Hitze als Wachstumsmarkt für die Fernkälte
Von Martin Meyrath
Die Zahl der Hitzetage nimmt zu, insbesondere die Städte heizen sich dadurch immer stärker auf. Dementsprechend steigt der Bedarf an künstlicher Kühlung und damit auch der Energieverbrauch.
Die Anbieter von Fernkälte wittern hier Wachstumschancen. So ist in Österreich bisher nur ein Fünftel der Büroflächen klimatisiert, in den USA und Japan sind es etwa 80 Prozent. Bis 2027 sind insgesamt 135 Millionen Euro für den Netzausbau budgetiert. Die öffentliche Hand fördert das, denn gegenüber herkömmlichen Klimageräten sparen die großen Anlagen bis zu 70 Prozent der Energie und etwa die Hälfte des CO2-Ausstoßes ein.
Wie viel die Fernkälte für die Endkunden kostet, lässt sich nicht pauschal beantworten. Eine Absicherung vor hohen Kosten bietet sie aber nicht, denn die Erzeugungskosten hängen an den generellen Energiepreisen. Die Kunden hätten „in der Regel indexierte Verträge“, so Gerhard Fida, stellvertretender Obmann des Fachverbandes Gas Wärme in der Wirtschaftskammer und Geschäftsführer der Wiener Netze. Das bedeutet: Wenn Strom und Gas teurer werden, gilt das auch für die Fernkälte.

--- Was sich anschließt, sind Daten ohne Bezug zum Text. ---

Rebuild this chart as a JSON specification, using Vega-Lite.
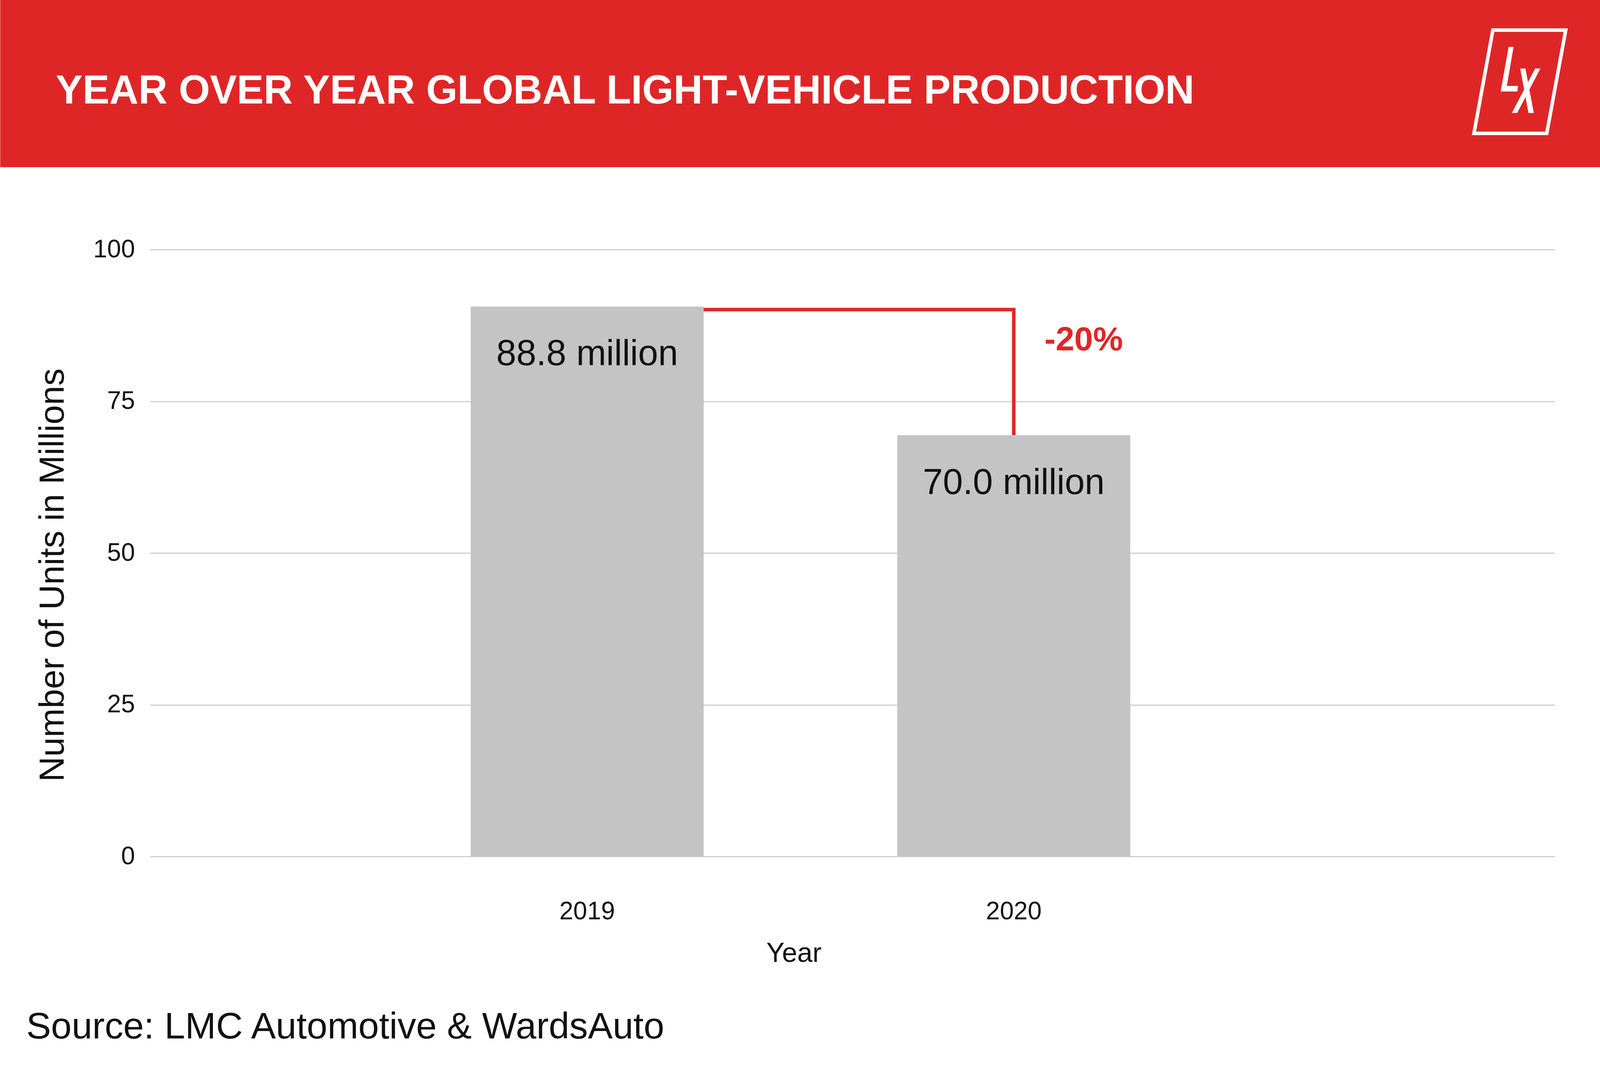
{
  "$schema": "https://vega.github.io/schema/vega-lite/v6.json",
  "background": "white",
  "padding": 0,
  "spacing": 179,
  "config": {"view": {"stroke": null}, "font": "Liberation Sans"},
  "datasets": {
    "header": [{"title": "YEAR OVER YEAR GLOBAL LIGHT-VEHICLE PRODUCTION"}],
    "bars": [
      {"year": "2019", "units": 90.6, "label": "88.8 million"},
      {"year": "2020", "units": 69.4, "label": "70.0 million"}
    ],
    "connector": [
      {"year": "2019", "units": 90.1, "step": 1},
      {"year": "2020", "units": 90.1, "step": 2},
      {"year": "2020", "units": 69.4, "step": 3}
    ],
    "note": [{"year": "2020", "units": 85.1, "text": "-20%"}]
  },
  "vconcat": [
    {
      "width": 3713,
      "height": 428,
      "data": {"name": "header"},
      "layer": [
        {
          "mark": {"type": "rect", "color": "#DF2627"},
          "encoding": {
            "x": {"datum": 0, "type": "quantitative", "scale": {"domain": [0.0936, 1], "nice": false, "zero": false}, "axis": null},
            "x2": {"datum": 1},
            "y": {"datum": 0, "type": "quantitative", "scale": {"domain": [0, 1], "nice": false}, "axis": null},
            "y2": {"datum": 1}
          }
        },
        {
          "mark": {"type": "text", "font": "Liberation Sans", "fontWeight": "bold", "fontSize": 103, "color": "white", "align": "left", "baseline": "alphabetic"},
          "encoding": {
            "x": {"datum": 0.0347, "type": "quantitative"},
            "y": {"datum": 0.3808, "type": "quantitative"},
            "text": {"field": "title"}
          }
        },
        {
          "mark": {"type": "point", "shape": "M-0.461,-0.884 L0.782,-0.884 L0.458,0.88 L-0.784,0.88 Z", "filled": false, "stroke": "white", "strokeWidth": 9, "strokeJoin": "miter", "size": 90000, "opacity": 1},
          "encoding": {
            "x": {"datum": 0.9497, "type": "quantitative"},
            "y": {"datum": 0.5105, "type": "quantitative"}
          }
        },
        {
          "mark": {"type": "point", "shape": "M-0.1925,-0.597 L-0.1081,-0.597 L-0.2228,0.070 L-0.0336,0.070 L-0.0426,0.165 L-0.3285,0.165 Z M0.0049,-0.226 L0.0942,-0.226 L0.2376,0.532 L0.1466,0.532 Z M0.2597,-0.226 L0.349,-0.226 L-0.0467,0.532 L-0.1376,0.532 Z", "filled": true, "fill": "white", "strokeWidth": 0, "size": 90000, "opacity": 1},
          "encoding": {
            "x": {"datum": 0.9497, "type": "quantitative"},
            "y": {"datum": 0.5105, "type": "quantitative"}
          }
        }
      ]
    },
    {
      "width": 3596,
      "height": 1554,
      "title": {
        "text": "Source: LMC Automotive & WardsAuto",
        "orient": "bottom",
        "anchor": "start",
        "frame": "bounds",
        "offset": 108,
        "dx": -24,
        "fontSize": 95,
        "font": "Liberation Sans",
        "fontWeight": "normal",
        "color": "#111111",
        "baseline": "top"
      },
      "encoding": {
        "x": {
          "field": "year",
          "type": "nominal",
          "scale": {"domain": ["2019", "2020"], "paddingInner": 0.4539, "paddingOuter": 0.8733, "align": 0.4304},
          "axis": {
            "title": "Year",
            "labelAngle": 0,
            "domain": false,
            "ticks": false,
            "tickSize": 0,
            "labelPadding": 109,
            "labelFont": "Liberation Sans",
            "labelFontSize": 64,
            "labelColor": "#111111",
            "titleFont": "Liberation Sans",
            "titleFontSize": 70,
            "titleFontWeight": "normal",
            "titleColor": "#111111",
            "titlePadding": 41,
            "titleX": 1648,
            "titleAlign": "center"
          }
        },
        "y": {
          "field": "units",
          "type": "quantitative",
          "scale": {"domain": [0, 100], "nice": false},
          "axis": {
            "title": "Number of Units in Millions",
            "values": [0, 25, 50, 75, 100],
            "grid": true,
            "gridColor": "#D0D0D0",
            "gridWidth": 3,
            "domain": false,
            "ticks": false,
            "tickSize": 0,
            "labelPadding": 39,
            "labelFont": "Liberation Sans",
            "labelFontSize": 64,
            "labelColor": "#111111",
            "titleFont": "Liberation Sans",
            "titleFontSize": 89,
            "titleFontWeight": "normal",
            "titleColor": "#111111",
            "titlePadding": 57,
            "titleY": 833
          }
        }
      },
      "layer": [
        {
          "data": {"name": "connector"},
          "mark": {"type": "line", "color": "#DF2627", "strokeWidth": 9, "strokeCap": "butt", "strokeJoin": "miter"},
          "encoding": {"order": {"field": "step", "type": "quantitative"}}
        },
        {
          "data": {"name": "bars"},
          "mark": {"type": "bar", "color": "#C4C4C4"}
        },
        {
          "data": {"name": "bars"},
          "mark": {"type": "text", "font": "Liberation Sans", "fontSize": 92, "color": "#111111", "baseline": "middle", "align": "center", "dy": 122},
          "encoding": {"text": {"field": "label"}}
        },
        {
          "data": {"name": "note"},
          "mark": {"type": "text", "font": "Liberation Sans", "fontWeight": "bold", "fontSize": 86, "color": "#DF2627", "baseline": "middle", "align": "center"},
          "encoding": {
            "x": {"field": "year", "type": "nominal", "bandPosition": 0.8},
            "text": {"field": "text"}
          }
        }
      ]
    }
  ]
}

Am weitesten ist der Ausbau in Wien. Etwa 80 Prozent der Fernkältenetze Österreichs entfallen auf die Bundeshauptstadt. Der Betreiber Wien Energie versorgt mit einer installierten Leistung von 200 Megawatt bisher 180 Gebäude und es sollen mehr werden. Außerdem wird Fernkälte bisher in Linz, St. Pölten sowie in den Landeskrankenhäusern Baden, Mödling und Mistelbach genutzt. In Graz gibt es ein Angebot für Industriekunden. An dieser Aufzählung zeigt sich bereits: Die primäre Zielgruppe ist nicht der Wohnungsbau, sondern große Verbraucher, die das ganze Jahr über Kühlbedarf haben. Dazu zählen etwa auch Hotels bzw. Großküchen und Einkaufszentren.
Ausbau in Klagenfurt
Auch die Stadtwerke Klagenfurt setzen auf das Produkt. „Gehen die Genehmigungsverfahren rasch über die Bühne, könnten schon 2023 erste Gebäude versorgt werden“, sagt Stadtwerke-Vorstand Erwin Smole. Zum Einsatz kommen sollen vor allem sogenannte Absorptionskältemaschinen. Diese nutzen Abwärme etwa von Industrieanlagen oder der Abfallverbrennung. In Klagenfurt steht davon laut Smole in den hauptsächlich mit Biomasse betriebenen Kraft-Wärme-Kopplungsanlagen genug zur Verfügung, um die Fernkälte weitgehend ohne zusätzlichen Energieaufwand zu betreiben.
Um die Spitzenlast im Sommer abzudecken, könnten auch Fotovoltaikanlagen eingesetzt werden, die rein elektrische Kältemaschinen betreiben. Diese funktionieren technisch im Prinzip wie ein Kühlschrank. Verglichen mit dezentralen Klimageräten soll der Stromverbrauch demnach sogar sinken.
Bei Fernkälte wird auf sechs Grad gekühltes Wasser zu den Kunden geliefert. Die Rohre haben einen Durchmesser von 50 bis 60 Zentimenter. Über Wärmetauscher wird die Kühlung in die Wasserskreisläufe der Klimasysteme der jeweiligen Häuser übertragen. Das dabei erwärmte Wasser fließt zurück zum Fernkältebetreiber, wo es erneut abgekühlt wird.